Pizza is also a favorite of hers, and of Butterfly’s. At this point, I have to give them the pizza crusts, even if they are the rare edible pizza crusts. I remove all tomato sauce possible, because I worry the spices will make them sick, and I divvy up the pieces into their bowls, and then they inevitably bring the crusts to the living room rug for chewing.

At Cricket’s restaurant, the pizza would probably be topped with: chicken, red bell peppers, pumpkin, Parmesan cheese, and olives. This would be the Cricket special. The Butterfly special would be covered in dry dog food and probably not go over as well.

Butterfly's favorite pizza topping: kibble

Butterfly’s favorite pizza topping: kibble

The waitresses at Cricket’s restaurant would sit at the tables with the customers and feed them by hand. One blueberry at a time.

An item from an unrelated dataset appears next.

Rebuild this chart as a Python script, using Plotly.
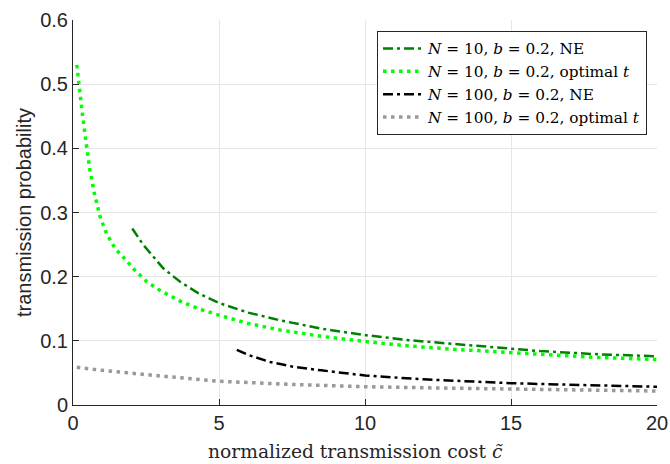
import plotly.graph_objects as go

# N=10, b=0.2, NE (dark green dash-dot)
x_n10_ne = [2.03, 2.4, 3.09, 3.67, 4.3, 5.0, 6.0, 7.09, 8.5, 10.0, 11.5, 13.0, 15.0, 16.0, 18.0, 20.0]
y_n10_ne = [0.275, 0.250, 0.213, 0.192, 0.174, 0.159, 0.144, 0.132, 0.119, 0.109, 0.101, 0.095, 0.087, 0.084, 0.079, 0.076]

# N=10, b=0.2, optimal t (bright green dotted)
x_n10_opt = [0.13, 0.21, 0.32, 0.45, 0.58, 0.73, 0.93, 1.15, 1.44, 1.75, 2.12, 2.53, 3.0, 3.67, 4.3, 5.0, 6.0, 7.09, 8.5, 10.0, 11.5, 13.0, 15.0, 16.0, 18.0, 20.0]
y_n10_opt = [0.530, 0.496, 0.454, 0.408, 0.366, 0.330, 0.293, 0.267, 0.244, 0.229, 0.210, 0.192, 0.178, 0.162, 0.150, 0.140, 0.127, 0.117, 0.107, 0.099, 0.092, 0.087, 0.081, 0.079, 0.074, 0.071]

# N=100, b=0.2, NE (black dash-dot)
x_n100_ne = [5.61, 6.0, 6.75, 7.5, 8.5, 10.0, 12.0, 15.0, 17.5, 20.0]
y_n100_ne = [0.086, 0.078, 0.067, 0.060, 0.054, 0.046, 0.040, 0.034, 0.031, 0.0285]

# N=100, b=0.2, optimal t (gray dotted)
x_n100_opt = [0.13, 1.0, 2.64, 5.0, 7.5, 10.0, 12.5, 15.0, 17.5, 20.0]
y_n100_opt = [0.0587, 0.054, 0.0467, 0.037, 0.032, 0.0285, 0.0265, 0.025, 0.0233, 0.0218]

x_ticks = [0, 5, 10, 15, 20]
y_ticks = [0, 0.1, 0.2, 0.3, 0.4, 0.5, 0.6]
y_ticklabels = ["0", "0.1", "0.2", "0.3", "0.4", "0.5", "0.6"]

legend_names = [
    "<i>N</i> = 10, <i>b</i> = 0.2, NE",
    "<i>N</i> = 10, <i>b</i> = 0.2, optimal <i>t</i>",
    "<i>N</i> = 100, <i>b</i> = 0.2, NE",
    "<i>N</i> = 100, <i>b</i> = 0.2, optimal <i>t</i>",
]
x_title = "normalized transmission cost <i>c\u0303</i>"
y_title = "transmission probability"

dashdot = "10px,4px,3px,4px"
dotted = "3.5px,4.5px"

fig = go.Figure()
fig.add_trace(go.Scatter(x=x_n10_ne, y=y_n10_ne, mode="lines",
                         line=dict(color="#008000", width=2.5, dash=dashdot),
                         name=legend_names[0]))
fig.add_trace(go.Scatter(x=x_n10_opt, y=y_n10_opt, mode="lines",
                         line=dict(color="#00ff00", width=3.5, dash=dotted),
                         name=legend_names[1]))
fig.add_trace(go.Scatter(x=x_n100_ne, y=y_n100_ne, mode="lines",
                         line=dict(color="#000000", width=2.5, dash=dashdot),
                         name=legend_names[2]))
fig.add_trace(go.Scatter(x=x_n100_opt, y=y_n100_opt, mode="lines",
                         line=dict(color="#999999", width=3.5, dash=dotted),
                         name=legend_names[3]))

sans = "Liberation Sans, Arial, sans-serif"
serif = "DejaVu Serif, Liberation Serif, serif"
axis_font = dict(family=sans, size=20, color="#262626")

fig.add_annotation(text=x_title, xref="paper", yref="paper",
                   x=(355 - 73) / 584, y=-(463 - 405) / 385,
                   xanchor="center", yanchor="bottom", showarrow=False,
                   borderpad=0,
                   font=dict(family=serif, size=18.7, color="#262626"))

fig.update_layout(
    width=670, height=464,
    margin=dict(l=73, r=13, t=20, b=59),
    paper_bgcolor="white", plot_bgcolor="white",
    showlegend=True,
    legend=dict(x=(647 - 73) / 584, y=(405 - 31) / 385, xanchor="right", yanchor="top",
                bgcolor="white", bordercolor="#262626", borderwidth=1,
                font=dict(family=serif, size=15.3, color="black"),
                tracegroupgap=0, itemwidth=40),
    xaxis=dict(range=[0, 20], tickvals=x_ticks, ticktext=[str(v) for v in x_ticks],
               showgrid=True, gridcolor="#e6e6e6", gridwidth=1,
               showline=True, linecolor="#262626", linewidth=1,
               ticks="inside", ticklen=6, tickcolor="#262626",
               tickfont=axis_font, zeroline=False, automargin=False),
    yaxis=dict(range=[0, 0.6], tickvals=y_ticks, ticktext=y_ticklabels,
               showgrid=True, gridcolor="#e6e6e6", gridwidth=1,
               showline=True, linecolor="#262626", linewidth=1,
               ticks="inside", ticklen=6, tickcolor="#262626",
               tickfont=axis_font, zeroline=False, automargin=False,
               title=dict(text=y_title,
                          font=dict(family=sans, size=20, color="#262626"),
                          standoff=3)),
)

fig.write_html("out.html", config={"displayModeBar": False},
               post_script="document.body.style.margin='0';document.body.style.padding='0';")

            While Cricket pursues her cooking repertoire, and Butterfly attempts to scale the steeply competitive sous chef ladder, the girls are still grand champion eaters. Butterfly is a big fan of high fiber pasta, especially the little ears (orrichete). I choose to believe she is being health conscious, and attempting to improve her hearing as well.

Butterfly has followed Cricket’s example and learned how to stand on her back feet, leaning her front paws on Grandma’s knee during dinner. This is a very effective method of persuasion. Grandma is a pushover for puppy dog eyes and always finds something yummy to share. Cricket has been an incredible teacher, in this as in all things.